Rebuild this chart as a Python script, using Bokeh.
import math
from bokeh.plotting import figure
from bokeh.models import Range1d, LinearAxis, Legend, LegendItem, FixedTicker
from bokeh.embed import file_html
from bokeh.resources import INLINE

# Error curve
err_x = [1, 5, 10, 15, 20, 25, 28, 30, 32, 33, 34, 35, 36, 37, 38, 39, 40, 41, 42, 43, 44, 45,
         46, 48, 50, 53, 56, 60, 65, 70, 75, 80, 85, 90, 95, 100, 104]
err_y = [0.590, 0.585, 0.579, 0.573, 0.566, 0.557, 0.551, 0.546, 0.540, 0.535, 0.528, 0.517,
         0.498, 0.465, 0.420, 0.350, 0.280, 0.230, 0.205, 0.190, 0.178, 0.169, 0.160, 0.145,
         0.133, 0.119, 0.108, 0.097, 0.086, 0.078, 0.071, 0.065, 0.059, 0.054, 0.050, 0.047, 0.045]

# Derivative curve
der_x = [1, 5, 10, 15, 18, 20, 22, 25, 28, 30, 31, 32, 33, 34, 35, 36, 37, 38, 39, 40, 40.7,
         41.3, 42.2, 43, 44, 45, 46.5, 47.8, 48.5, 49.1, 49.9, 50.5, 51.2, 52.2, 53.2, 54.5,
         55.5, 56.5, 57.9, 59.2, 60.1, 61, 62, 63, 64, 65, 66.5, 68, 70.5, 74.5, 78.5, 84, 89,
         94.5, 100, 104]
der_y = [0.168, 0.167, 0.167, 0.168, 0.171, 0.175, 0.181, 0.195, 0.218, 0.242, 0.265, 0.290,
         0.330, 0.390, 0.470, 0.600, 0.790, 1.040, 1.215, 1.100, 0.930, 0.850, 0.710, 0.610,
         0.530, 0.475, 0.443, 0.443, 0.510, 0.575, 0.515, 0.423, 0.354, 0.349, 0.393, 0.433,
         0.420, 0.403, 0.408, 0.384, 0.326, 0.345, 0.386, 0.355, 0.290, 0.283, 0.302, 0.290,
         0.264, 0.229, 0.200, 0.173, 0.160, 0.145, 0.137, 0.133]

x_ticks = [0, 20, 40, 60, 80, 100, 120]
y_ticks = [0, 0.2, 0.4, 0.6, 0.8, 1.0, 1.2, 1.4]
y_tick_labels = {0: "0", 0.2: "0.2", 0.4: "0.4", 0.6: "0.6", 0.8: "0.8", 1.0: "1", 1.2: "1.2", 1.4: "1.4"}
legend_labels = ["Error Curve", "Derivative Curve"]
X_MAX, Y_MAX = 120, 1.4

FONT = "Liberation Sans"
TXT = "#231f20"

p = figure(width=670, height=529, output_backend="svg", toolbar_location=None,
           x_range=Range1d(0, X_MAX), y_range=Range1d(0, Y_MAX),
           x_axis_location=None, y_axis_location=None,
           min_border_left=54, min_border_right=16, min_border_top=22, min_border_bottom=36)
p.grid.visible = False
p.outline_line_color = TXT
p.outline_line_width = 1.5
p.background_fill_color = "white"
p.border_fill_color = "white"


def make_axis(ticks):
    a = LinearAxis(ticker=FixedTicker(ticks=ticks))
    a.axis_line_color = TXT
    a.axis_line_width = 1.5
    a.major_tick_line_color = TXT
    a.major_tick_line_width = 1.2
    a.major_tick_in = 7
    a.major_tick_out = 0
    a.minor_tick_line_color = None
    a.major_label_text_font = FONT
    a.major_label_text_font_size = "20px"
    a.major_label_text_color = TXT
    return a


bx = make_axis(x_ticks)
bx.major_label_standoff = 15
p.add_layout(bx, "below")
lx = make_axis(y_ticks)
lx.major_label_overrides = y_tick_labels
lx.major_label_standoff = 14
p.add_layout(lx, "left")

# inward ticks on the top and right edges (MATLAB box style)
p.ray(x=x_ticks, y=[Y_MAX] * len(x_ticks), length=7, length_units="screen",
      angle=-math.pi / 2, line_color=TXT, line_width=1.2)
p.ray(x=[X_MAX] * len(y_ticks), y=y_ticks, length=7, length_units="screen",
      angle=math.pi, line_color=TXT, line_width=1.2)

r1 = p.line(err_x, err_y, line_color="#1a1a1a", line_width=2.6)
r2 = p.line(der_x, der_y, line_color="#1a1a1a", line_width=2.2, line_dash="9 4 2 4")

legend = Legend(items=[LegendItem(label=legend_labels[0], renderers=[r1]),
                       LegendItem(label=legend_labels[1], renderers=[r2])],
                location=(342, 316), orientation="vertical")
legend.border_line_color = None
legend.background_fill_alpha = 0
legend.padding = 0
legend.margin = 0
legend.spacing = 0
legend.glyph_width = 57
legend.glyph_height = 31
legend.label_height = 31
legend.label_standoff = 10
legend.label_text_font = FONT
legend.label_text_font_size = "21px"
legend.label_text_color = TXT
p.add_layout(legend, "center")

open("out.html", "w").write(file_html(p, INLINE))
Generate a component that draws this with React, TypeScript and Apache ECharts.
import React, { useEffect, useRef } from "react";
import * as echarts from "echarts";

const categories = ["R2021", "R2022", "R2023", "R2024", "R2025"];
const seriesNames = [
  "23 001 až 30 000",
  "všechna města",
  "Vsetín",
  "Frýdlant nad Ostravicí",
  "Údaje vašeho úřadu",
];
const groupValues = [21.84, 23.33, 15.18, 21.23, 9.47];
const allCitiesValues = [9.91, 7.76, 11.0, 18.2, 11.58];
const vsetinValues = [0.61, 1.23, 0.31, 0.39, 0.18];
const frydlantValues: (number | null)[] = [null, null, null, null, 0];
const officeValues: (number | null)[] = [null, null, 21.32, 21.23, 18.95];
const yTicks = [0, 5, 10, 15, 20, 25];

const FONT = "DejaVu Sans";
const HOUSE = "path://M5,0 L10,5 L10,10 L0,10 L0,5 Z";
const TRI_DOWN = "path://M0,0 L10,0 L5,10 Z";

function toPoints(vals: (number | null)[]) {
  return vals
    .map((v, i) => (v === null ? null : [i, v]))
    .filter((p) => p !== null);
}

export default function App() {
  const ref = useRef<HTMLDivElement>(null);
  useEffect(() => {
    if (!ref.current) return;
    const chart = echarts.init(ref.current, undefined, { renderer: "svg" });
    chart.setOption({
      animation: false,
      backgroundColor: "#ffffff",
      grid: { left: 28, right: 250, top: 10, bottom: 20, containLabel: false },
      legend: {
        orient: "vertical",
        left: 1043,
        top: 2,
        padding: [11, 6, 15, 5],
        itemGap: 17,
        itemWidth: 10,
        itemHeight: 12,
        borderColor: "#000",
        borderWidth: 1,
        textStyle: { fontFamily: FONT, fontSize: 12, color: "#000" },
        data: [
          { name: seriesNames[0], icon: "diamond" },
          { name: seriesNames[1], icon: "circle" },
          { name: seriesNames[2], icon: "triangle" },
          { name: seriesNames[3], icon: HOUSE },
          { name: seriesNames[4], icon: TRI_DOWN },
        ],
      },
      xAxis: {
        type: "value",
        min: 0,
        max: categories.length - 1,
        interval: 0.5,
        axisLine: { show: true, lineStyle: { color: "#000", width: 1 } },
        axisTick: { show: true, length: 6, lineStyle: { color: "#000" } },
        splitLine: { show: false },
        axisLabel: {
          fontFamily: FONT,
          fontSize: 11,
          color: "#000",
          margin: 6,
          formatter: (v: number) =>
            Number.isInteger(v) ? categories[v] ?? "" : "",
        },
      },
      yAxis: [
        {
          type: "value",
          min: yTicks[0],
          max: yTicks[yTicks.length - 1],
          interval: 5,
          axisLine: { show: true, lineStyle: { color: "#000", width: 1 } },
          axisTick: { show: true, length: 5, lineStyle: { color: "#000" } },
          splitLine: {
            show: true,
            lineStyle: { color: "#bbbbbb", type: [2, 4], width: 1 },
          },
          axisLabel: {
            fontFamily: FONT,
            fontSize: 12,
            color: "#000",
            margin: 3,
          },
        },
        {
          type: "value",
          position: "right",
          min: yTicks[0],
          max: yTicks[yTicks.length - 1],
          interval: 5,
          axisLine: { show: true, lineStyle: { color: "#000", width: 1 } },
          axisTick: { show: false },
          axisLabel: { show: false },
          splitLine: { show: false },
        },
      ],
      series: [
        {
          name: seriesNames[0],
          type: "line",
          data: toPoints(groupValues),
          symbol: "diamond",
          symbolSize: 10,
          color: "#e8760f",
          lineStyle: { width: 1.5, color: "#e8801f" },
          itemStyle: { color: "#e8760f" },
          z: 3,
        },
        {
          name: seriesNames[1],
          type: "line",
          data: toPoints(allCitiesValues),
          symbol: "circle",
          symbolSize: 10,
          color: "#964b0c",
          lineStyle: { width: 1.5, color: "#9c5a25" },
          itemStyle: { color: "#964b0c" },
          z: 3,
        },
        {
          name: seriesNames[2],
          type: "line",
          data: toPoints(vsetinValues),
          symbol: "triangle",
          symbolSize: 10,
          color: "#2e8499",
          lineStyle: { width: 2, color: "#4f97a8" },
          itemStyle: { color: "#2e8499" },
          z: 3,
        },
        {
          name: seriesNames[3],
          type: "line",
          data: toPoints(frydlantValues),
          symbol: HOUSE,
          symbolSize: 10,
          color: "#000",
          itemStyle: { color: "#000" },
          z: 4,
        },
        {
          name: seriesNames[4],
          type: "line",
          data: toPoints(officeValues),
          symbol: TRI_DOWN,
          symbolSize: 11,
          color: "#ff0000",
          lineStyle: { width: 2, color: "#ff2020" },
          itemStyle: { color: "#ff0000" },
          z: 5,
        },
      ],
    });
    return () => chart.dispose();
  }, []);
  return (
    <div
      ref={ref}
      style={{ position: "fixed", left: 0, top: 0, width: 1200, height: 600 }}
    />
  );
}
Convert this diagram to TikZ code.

============

- Task prompt -
Identify every line holding the word "this" and copy it out.

- Full solution -
Rebuild this chart as a Python script, using Bokeh.
Generate a component that draws this with React, TypeScript and Apache ECharts.
Convert this diagram to TikZ code.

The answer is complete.